Oxidative stability in edible insects: Where is the knowledge frontier?

Background: Edible insects and insect-based products represent ways to ensure food security, which might be threatened owing to population growth, and reduce the potential environmental impacts caused by animal-origin protein. Despite the increasing interest of consumers, industries, and researchers in edible insects and insectbased products, the current literature neglects some aspects associated with macromolecule oxidation in these products. In particular, lipid and protein oxidation decrease the nutritional value and overall quality of such food products, leading to economic losses. Scope and approach: This review highlighted the main protective barriers (e.g., heat processing and vitamin E content) and challenges (e.g., low-efficiency processes) related to the oxidation of edible insects and insect-based products.

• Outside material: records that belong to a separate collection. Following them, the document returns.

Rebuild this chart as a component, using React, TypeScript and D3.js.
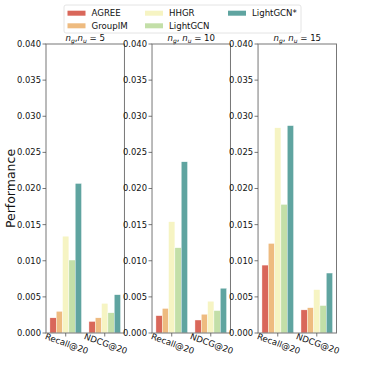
import * as React from 'react';
import * as d3 from 'd3';

const methods = ['AGREE', 'GroupIM', 'HHGR', 'LightGCN', 'LightGCN*'];
const colors = ['#d9675a', '#eebb80', '#f6f4c3', '#c3dfa8', '#5fa4a0'];
const metrics = ['Recall@20', 'NDCG@20'];
const sizes = ['5', '10', '15'];
const yTicks = [0, 0.005, 0.01, 0.015, 0.02, 0.025, 0.03, 0.035, 0.04];

// values per method, for each panel
const recall5 = [0.0021, 0.0030, 0.0134, 0.0101, 0.0207];
const ndcg5 = [0.0016, 0.0021, 0.0041, 0.0028, 0.0053];
const recall10 = [0.0024, 0.0034, 0.0154, 0.0118, 0.0237];
const ndcg10 = [0.0018, 0.0026, 0.0044, 0.0031, 0.0062];
const recall15 = [0.0094, 0.0124, 0.0284, 0.0178, 0.0287];
const ndcg15 = [0.0032, 0.0035, 0.0060, 0.0038, 0.0083];

const panelData = [
  [recall5, ndcg5],
  [recall10, ndcg10],
  [recall15, ndcg15],
];

const font = 'DejaVu Sans, sans-serif';

const App = () => {
  const top = 44;
  const bottom = 333;

  const px = d3.scaleBand().domain(sizes).range([46, 336.5]).paddingInner(0.26).paddingOuter(0);
  const y = d3.scaleLinear().domain([0, 0.04]).range([bottom, top]);
  const gx = d3.scaleBand().domain(metrics).range([0, px.bandwidth()]).paddingInner(0.19).paddingOuter(0.1);
  const bx = d3.scaleBand().domain(methods).range([0, gx.bandwidth()]);

  return (
    <svg width={374} height={374} style={{ position: 'absolute', left: 0, top: 0 }} fontFamily={font}>
      <rect width={374} height={374} fill="#fff" />
      {sizes.map((s, pi) => {
        const x0 = px(s)!;
        const w = px.bandwidth();
        return (
          <g key={s} transform={`translate(${x0},0)`}>
            {metrics.map((m, mi) => (
              <g key={m} transform={`translate(${gx(m)},0)`}>
                {methods.map((meth, k) => {
                  const v = panelData[pi][mi][k];
                  return (
                    <rect key={meth} x={bx(meth)} y={y(v)} width={bx.bandwidth()} height={bottom - y(v)}
                      fill={colors[k]} stroke="#fff" strokeWidth={0.4} />
                  );
                })}
              </g>
            ))}
            <rect x={0} y={top} width={w} height={bottom - top} fill="none" stroke="#777" strokeWidth={1} />
            {yTicks.map(t => (
              <g key={t}>
                <line x1={-3.5} x2={0} y1={y(t)} y2={y(t)} stroke="#555" strokeWidth={0.8} />
                <text x={-5} y={y(t)} dy="0.35em" textAnchor="end" fontSize={8.4} fill="#111">{t.toFixed(3)}</text>
              </g>
            ))}
            {metrics.map(m => {
              const cx = gx(m)! + gx.bandwidth() / 2;
              return (
                <g key={m}>
                  <line x1={cx} x2={cx} y1={bottom} y2={bottom + 3.5} stroke="#555" strokeWidth={0.8} />
                  <text transform={`translate(${cx},${bottom + 13.5}) rotate(20)`} textAnchor="middle" fontSize={8.6} fill="#111">{m}</text>
                </g>
              );
            })}
            <text x={w / 2} y={41} textAnchor="middle" fontSize={8.6} fill="#111">
              <tspan fontStyle="italic">n</tspan>
              <tspan fontSize={6} fontStyle="italic" dy={2}>g</tspan>
              <tspan dy={-2}>{pi === 0 ? ',' : ', '}</tspan>
              <tspan fontStyle="italic">n</tspan>
              <tspan fontSize={6} fontStyle="italic" dy={2}>u</tspan>
              <tspan dy={-2}>{` = ${s}`}</tspan>
            </text>
          </g>
        );
      })}
      <text transform={`translate(15,${(top + bottom) / 2}) rotate(-90)`} textAnchor="middle" fontSize={12.5} fill="#111">Performance</text>
      <g>
        <rect x={64} y={5} width={237} height={28} rx={2} fill="#fff" stroke="#ddd" strokeWidth={0.8} />
        {methods.map((meth, k) => {
          const col = Math.floor(k / 2);
          const row = k % 2;
          const lx = [67.5, 145, 228][col];
          const ly = 10.7 + row * 12.6;
          return (
            <g key={meth}>
              <rect x={lx} y={ly} width={18} height={5} fill={colors[k]} />
              <text x={lx + 24} y={ly + 5.2} fontSize={8.6} fill="#111">{meth}</text>
            </g>
          );
        })}
      </g>
    </svg>
  );
};

export default App;
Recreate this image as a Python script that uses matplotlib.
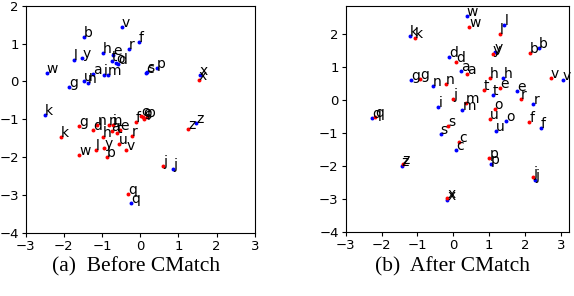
import matplotlib
matplotlib.use("Agg")
import matplotlib.pyplot as plt

# panel (a): before CMatch
a_blue_lab = ["v", "b", "f", "r", "h", "e", "t", "o", "d", "l", "y", "w", "a", "i", "m",
              "g", "u", "n", "s", "c", "p", "x", "k", "q", "z", "j"]
a_blue_x = [-0.49, -1.47, -0.03, -0.29, -0.97, -0.72, -0.75, -0.64, -0.58, -1.74, -1.52, -2.45,
            -1.23, -0.95, -0.85, -1.87, -1.47, -1.38, 0.18, 0.15, 0.43, 1.56, -2.49, -0.24, 1.46, 0.87]
a_blue_y = [1.45, 1.17, 1.05, 0.85, 0.76, 0.70, 0.55, 0.50, 0.47, 0.56, 0.62, 0.22,
            0.20, 0.18, 0.18, -0.15, 0.02, -0.03, 0.26, 0.22, 0.35, 0.18, -0.89, -3.22, -1.10, -2.30]

a_red_lab = ["k", "g", "w", "l", "y", "b", "u", "v", "r", "f", "q", "d", "n", "m", "i",
             "h", "a", "e", "t", "c", "s", "p", "o", "z", "j", "x"]
a_red_x = [-2.08, -1.60, -1.60, -1.16, -0.94, -0.88, -0.55, -0.37, -0.21, -0.12, -0.31, -1.23, -1.12,
           -0.82, -0.71, -0.97, -0.75, -0.53, -0.62, 0.02, 0.10, 0.18, 0.07, 1.26, 0.60, 1.53]
a_red_y = [-1.47, -1.17, -1.95, -1.80, -1.75, -1.99, -1.65, -1.82, -1.43, -1.07, -2.96, -1.27, -1.14,
           -1.16, -1.14, -1.47, -1.30, -1.27, -1.36, -0.92, -0.98, -0.95, -0.93, -1.25, -2.24, 0.03]

# panel (b): after CMatch
b_blue_lab = ["k", "g", "q", "w", "l", "y", "d", "a", "b", "v", "h", "t", "e", "r", "n",
              "i", "m", "o", "u", "f", "s", "c", "p", "j", "x", "z"]
b_blue_x = [-1.21, -1.18, -2.27, 0.37, 1.42, 1.16, -0.11, 0.21, 2.39, 3.05, 1.39, 1.10, 1.78,
            2.23, -0.56, -0.42, 0.25, 1.47, 1.19, 2.44, -0.35, 0.08, 1.04, 2.28, -0.17, -1.44]
b_blue_y = [1.95, 0.61, -0.55, 2.55, 2.27, 1.46, 1.31, 0.89, 1.59, 0.61, 0.69, 0.17, 0.28,
            -0.10, 0.42, -0.20, -0.30, -0.63, -0.93, -0.83, -1.01, -1.52, -1.94, -2.42, -3.03, -1.99]

b_red_lab = ["k", "g", "q", "w", "l", "y", "d", "a", "b", "v", "h", "t", "e", "r", "n",
             "j", "m", "o", "u", "f", "s", "c", "p", "j", "x", "z"]
b_red_x = [-1.07, -0.93, -2.18, 0.44, 1.30, 1.09, 0.08, 0.37, 2.14, 2.71, 1.02, 0.84, 1.30,
           1.89, -0.20, 0.00, 0.35, 1.15, 1.02, 2.12, -0.14, 0.17, 1.00, 2.23, -0.17, -1.41]
b_red_y = [1.89, 0.65, -0.52, 2.23, 2.02, 1.41, 1.16, 0.81, 1.43, 0.69, 0.68, 0.30, 0.38,
           0.05, 0.50, 0.05, -0.08, -0.26, -0.58, -0.66, -0.79, -1.26, -1.74, -2.32, -2.98, -1.95]

captions = ["(a)  Before CMatch", "(b)  After CMatch"]

fig = plt.figure(figsize=(5.74, 2.96), dpi=100)
ax1 = fig.add_axes([0.0448, 0.2128, 0.3991, 0.7679])
ax2 = fig.add_axes([0.6021, 0.2162, 0.3892, 0.7645])


def draw(ax, bl, bx, by, rl, rx, ry):
    ax.scatter(bx, by, s=8, c="blue", linewidths=0, zorder=3)
    ax.scatter(rx, ry, s=8, c="red", linewidths=0, zorder=3)
    for lab, x, y in zip(bl, bx, by):
        ax.text(x, y, lab, fontsize=10, zorder=4)
    for lab, x, y in zip(rl, rx, ry):
        ax.text(x, y, lab, fontsize=10, zorder=4)
    ax.tick_params(labelsize=9.5, length=3, width=0.8, pad=2)
    ax.set_yticks([-4, -3, -2, -1, 0, 1, 2])


draw(ax1, a_blue_lab, a_blue_x, a_blue_y, a_red_lab, a_red_x, a_red_y)
ax1.set_xlim(-3, 3)
ax1.set_ylim(-4, 2)
ax1.set_xticks([-3, -2, -1, 0, 1, 2, 3])

draw(ax2, b_blue_lab, b_blue_x, b_blue_y, b_red_lab, b_red_x, b_red_y)
ax2.set_xlim(-3, 3.22)
ax2.set_ylim(-4, 2.87)
ax2.set_xticks([-3, -2, -1, 0, 1, 2, 3])

fig.text(0.237, 0.098, captions[0], family="Liberation Serif", fontsize=15.5, ha="center", va="center")
fig.text(0.788, 0.098, captions[1], family="Liberation Serif", fontsize=15.5, ha="center", va="center")

fig.savefig("out.png", dpi=100)
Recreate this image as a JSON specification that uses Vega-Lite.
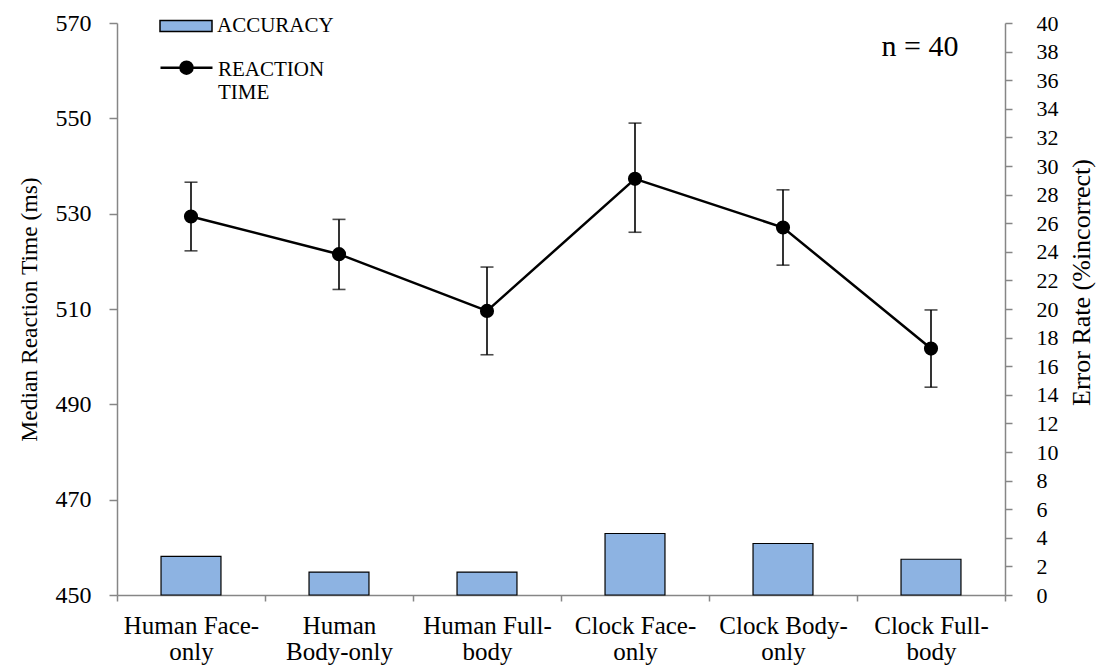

Furthermore, we presented hypotheses regarding these oxidative processes, highlighted research gaps, and suggested strategies to overcome lipid and protein oxidation in edible insects and insect-based products. Key findings and conclusions: Our findings indicate that the main causes of oxidation are the product composition, methods for killing insects, and processing and cooking approaches. The lipid, protein, and vitamin compositions in edible insects and insect-based products are crucial for determining their oxidative stability. In addition, heating techniques for killing or drying insects are suggested to decrease oxidation, whereas freezing and CO2 utilization promote oxidation. The effects of cooking time and temperature on oxidation were poorly explained. Finally, literature on the application of innovative strategies to reduce oxidation in edible insects and insectbased products, such as the use of natural antioxidants, active packaging, and emerging nonthermal technologies, remains scarce and further studies and processing optimization are required in this research direction.